Petersburg has been relying on one emergency siren for decades. It’s about 40 years old and is located on top of the middle school. It only reaches part of town. But that’s about to change.
Don Shantz is setting up a ladder against a tower located near Petersburg’s ball fields. He’s a technician contracted to install two new sirens in town. He opens an electric box on the side of the tower to check some connections. Jeff Dupilka supervises nearby.
The two men are with West Shore Services in Michigan which sells and installs in outdoor warning systems. Dupilka has been installing sirens for about 40 years. He says this new one is what they consider mid-range. It doesn’t rotate like larger models.
“The sound on that siren comes out 360 degrees,” Dupilka said. “The bigger sirens have a horn that spins around like this and it funnels all the power in one direction so they’re louder. But sometimes they’re confusing. This way the sound is there.”
Dupilka says there have been two major improvements in siren technology since World War II: a battery backup system and improved radio equipment, allowing remote monitoring. The new models run on way less power than old ones and can sound for 15 minutes straight on their battery backups.
“If the power went out they would know in 30 seconds when it switched to batteries and it would send a signal back saying, ‘I lost my AC power,’” Dupilka said.
The new unit also keeps records of when it was restored and communicates with the fire hall several times a day to confirm that the siren is working.
The Petersburg borough purchased the new sirens through a $56,000 tsunami grant from the National Oceanic and Atmospheric Administration. The borough also made improvements to the town’s old siren.
The next day at the Fire Hall the technicians are giving the sirens their first go. We’re standing on the south side of the building near a tower that has a new antenna at the top for the siren system. The sun is shining and warm, matching the mood that Sandy Dixon is in. She’s the Fire and EMS Director and she’s been waiting for these sirens for a long time.
“I’m excited,” she said.
Off in the distance we hear a siren.
“So, how far away is that siren?” I ask.
“It’s out at the Bay View Estates area so Hungerford Hill, Scow Bay area,” Dixon said.

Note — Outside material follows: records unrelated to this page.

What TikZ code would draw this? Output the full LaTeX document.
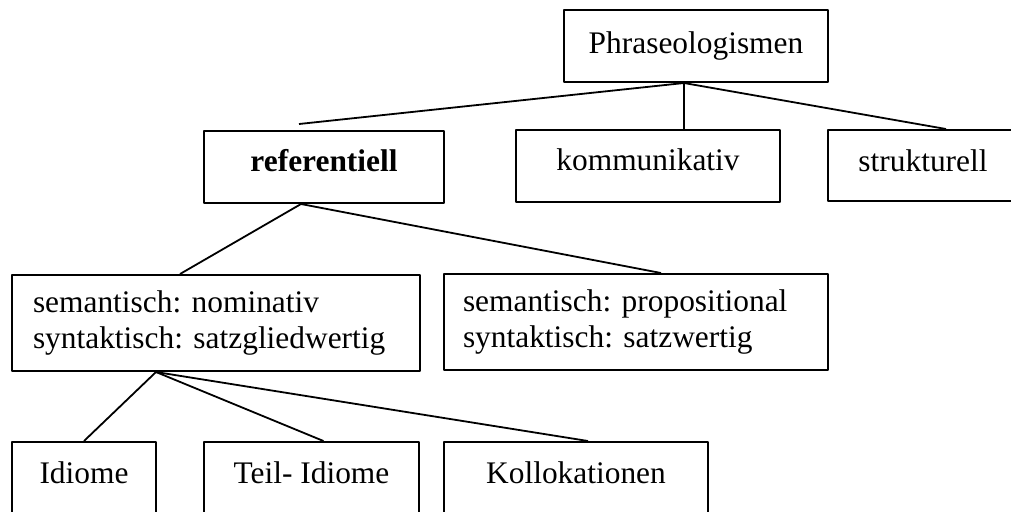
\documentclass[tikz,border=0pt]{standalone}
\usepackage{fontspec}
\setmainfont{Liberation Serif}
\frenchspacing
\begin{document}
\begin{tikzpicture}[x=0.5pt,y=-0.5pt,line join=bevel,
    box/.style={draw,rectangle,line width=1pt,inner sep=0pt,anchor=north west,
      font=\fontsize{15.7}{18}\selectfont},
    twoline/.style={box,align=left,minimum height=48pt},
    link/.style={line width=0.9pt}]
    %%
    \fill [white,use as bounding box] (0,0) rectangle (1011,511);
    \clip (0,0) rectangle (1011,511);
    %%
    \node (phrase) at (563,9) [box,minimum width=132pt,text height=21.5pt,text depth=14.5pt] {Phraseologismen};
    \node (ref) at (203,130) [box,minimum width=120pt,text height=20pt,text depth=16pt] {\textbf{referentiell}};
    \node (komm) at (515,129) [box,minimum width=132pt,text height=20pt,text depth=16pt] {kommunikativ};
    \node (strukt) at (827,129) [box,minimum width=95pt,text height=20.5pt,text depth=15pt] {strukturell};
    \node (nom) at (11,274) [twoline,inner xsep=10.5pt,text width=183pt] {semantisch: nominativ\\syntaktisch: satzgliedwertig};
    \node (prop) at (443,273) [twoline,inner xsep=9.5pt,text width=173pt] {semantisch: propositional\\syntaktisch: satzwertig};
    \node (idiom) at (11,441) [box,minimum width=72pt,text height=20.5pt,text depth=19pt] {Idiome};
    \node (teil) at (203,441) [box,minimum width=107.5pt,text height=20.5pt,text depth=19pt] {Teil- Idiome};
    \node (koll) at (443,441) [box,minimum width=132pt,text height=20.5pt,text depth=19pt] {Kollokationen};
    %
    \coordinate (phrase-out) at ([xshift=-6pt]phrase.south);
    \draw [link] (phrase-out) -- ([xshift=-12.5pt,yshift=3pt]ref.north);
    \draw [link] (phrase-out) -- (phrase-out |- komm.north);
    \draw [link] (phrase-out) -- ([xshift=11.5pt]strukt.north);
    \coordinate (ref-out) at ([xshift=-11.5pt]ref.south);
    \draw [link] (ref-out) -- ([xshift=-18pt]nom.north);
    \draw [link] (ref-out) -- ([xshift=12.5pt]prop.north);
    \coordinate (nom-out) at ([xshift=-30pt]nom.south);
    \draw [link] (nom-out) -- (idiom.north);
    \draw [link] (nom-out) -- ([xshift=6pt]teil.north);
    \draw [link] (nom-out) -- ([xshift=6pt]koll.north);
    %
\end{tikzpicture}
\end{document}
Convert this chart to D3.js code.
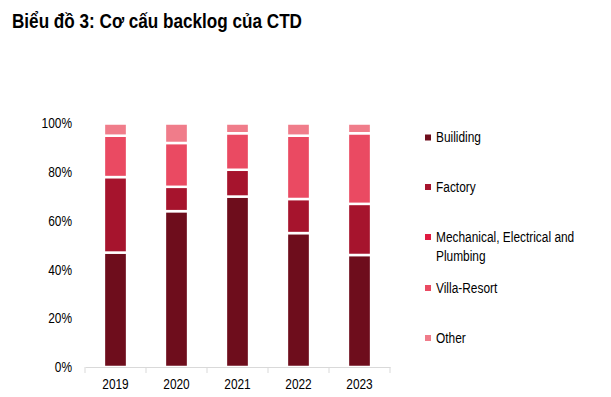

That’s a couple of miles south of town.
In recent emergencies, the borough has relied on the Code Red system, which contacts people by phone and e-mail during emergencies. In addition to that, now they’ll be able to hit a few buttons from a control room inside the Fire Hall and reach most of Petersbsurg.
“OK, here we go,” says Dupilka.
“This is an all test,” says Dixon. “All three sirens.”
Slowly, you hear the build up of sirens sounding from different directions.
Dixon says she is pleased with the test results. She says it’s definitely an upgrade from having just one old siren.
“Because often when we would sound the siren that’s existing on the middle school people on Sandy Beach couldn’t hear it or people at Scow Bay couldn’t hear it,” she said. “I live in Severson Subdivision and it depended what the weather was like whether I could hear it in Severson Subdivision. So, now, we’re accomplishing that.”
“How would you compensate for all the residents not being able to hear the siren?” I ask.
“Well, we utilized the Code Red System,” Dixon said. “Prior to that they would sound the siren and then it would be up to the police department and fire department to drive around and do public announcements using PA systems on the vehicles.”
“Just kind of yelling at people loudly from their cars?” I ask.
“Right,” she agrees.
For the new siren system, the Petersburg Borough paid just under $3,000. The rest was paid for by the grant.
Poles for the new sirens and some electrical work were donated by Petersburg Municipal Power and Light.